Synthesis runs predating Layer 3 deployment are designated pre-provenance. This is a historical fact, not a vulnerability. The output proofs (Layer 2) for pre-provenance runs are valid. Only the input pre-commitment is absent. Implementations must represent this as null, not false.
The proof system specified in this document is not post-quantum resistant. The discrete logarithm assumption on BN128 does not hold against an adversary equipped with a fault-tolerant quantum computer running Shor's algorithm. This is a known limitation shared by all deployed elliptic curve proof systems, including Ethereum's ZK-EVM.
A future protocol version will substitute a lattice-based commitment scheme in place of BN128 Pedersen commitments and Schnorr sigma proofs. The four-layer bundle structure, Merkle root format, and archive schema are designed to be upgrade-compatible: the cryptographic layer can be replaced without modifying the output format or historical archive. Such an upgrade requires a governance-ratified matrix version increment and a coordinated hard fork at a known block height.

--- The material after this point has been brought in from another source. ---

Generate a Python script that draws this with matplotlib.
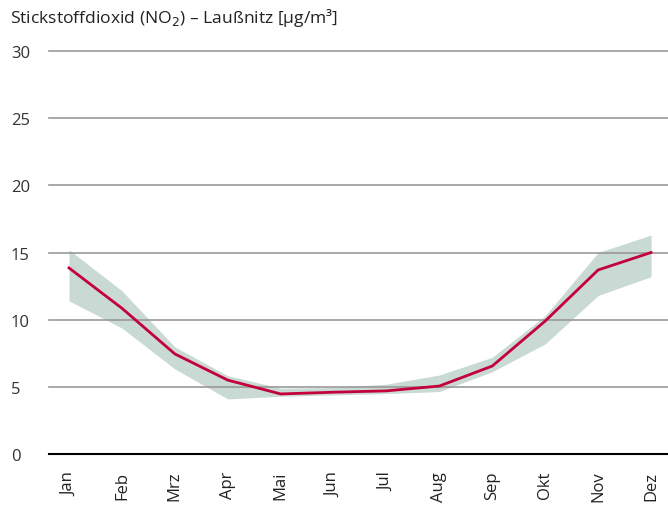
import matplotlib.pyplot as plt

monate = ["Jan", "Feb", "Mrz", "Apr", "Mai", "Jun", "Jul", "Aug", "Sep", "Okt", "Nov", "Dez"]
mittel = [13.85, 10.85, 7.45, 5.5, 4.47, 4.6, 4.7, 5.06, 6.55, 9.9, 13.7, 15.0]
oben = [15.2, 12.15, 7.97, 5.83, 4.9, 4.95, 5.2, 5.88, 7.2, 10.3, 15.0, 16.3]
unten = [11.4, 9.38, 6.33, 4.1, 4.3, 4.4, 4.5, 4.65, 6.13, 8.2, 11.8, 13.2]
yticks = [0, 5, 10, 15, 20, 25, 30]

plt.rcParams['font.family'] = ['Open Sans', 'DejaVu Sans']

fig = plt.figure(figsize=(6.68, 5.06), dpi=100)
ax = fig.add_axes([49 / 668, 1 - 455 / 506, 619 / 668, (455 - 52) / 506])

x = list(range(len(monate)))
ax.fill_between(x, unten, oben, color='#c9d9d3', linewidth=0, zorder=1)
ax.plot(x, mittel, color='#c4003c', linewidth=2, zorder=3)

ax.set_xlim(-0.378, 11.32)
ax.set_ylim(0, 30)
ax.set_yticks(yticks)
for t in yticks:
    ax.axhline(t, color='#000000' if t == 0 else '#999999',
               linewidth=1.5 if t == 0 else 1.2, zorder=2, clip_on=False)

ax.set_xticks(x)
ax.set_xticklabels(monate, rotation=90, fontsize=12, color='#222222')
ax.tick_params(axis='x', length=0, pad=12)
ax.tick_params(axis='y', length=0, pad=27.4, labelsize=12, labelcolor='#333333')
for lab in ax.get_yticklabels():
    lab.set_ha('left')

for s in ax.spines.values():
    s.set_visible(False)

fig.text(10 / 668, 1 - 18 / 506, "Stickstoffdioxid (NO$_2$) – Laußnitz [µg/m³]",
         fontsize=12.6, color='#222222', va='center', ha='left')

fig.savefig('out.png', dpi=100)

Until that upgrade is ratified, the security of this protocol depends on the assumption that fault-tolerant quantum computation at the scale required to break 128-bit elliptic curve security remains unavailable. Implementations should monitor developments in this area and must not represent the current proof system as post-quantum resistant.
Python 3.11. Library: py_ecc 8.0.0 for BN128 operations.
| File | Purpose |
|---|---|
zk_m_provenance.py | Layer 1 commit and verify |
zk_input_provenance.py | Layer 3 commit and verify |
neo_claude_synthesis.py | Synthesis pipeline with Layers 2+3 wired |
miner_predictions.py | Layer 4 commit-reveal |
api_server.py | Verification endpoint |
PostgreSQL 14+ with TimescaleDB. Tables: m_provenance, signal_provenance, miner_predictions.
https://api.quantsynth.net/verify/{merkle_root}
This document defines no new protocol parameters requiring IANA registration.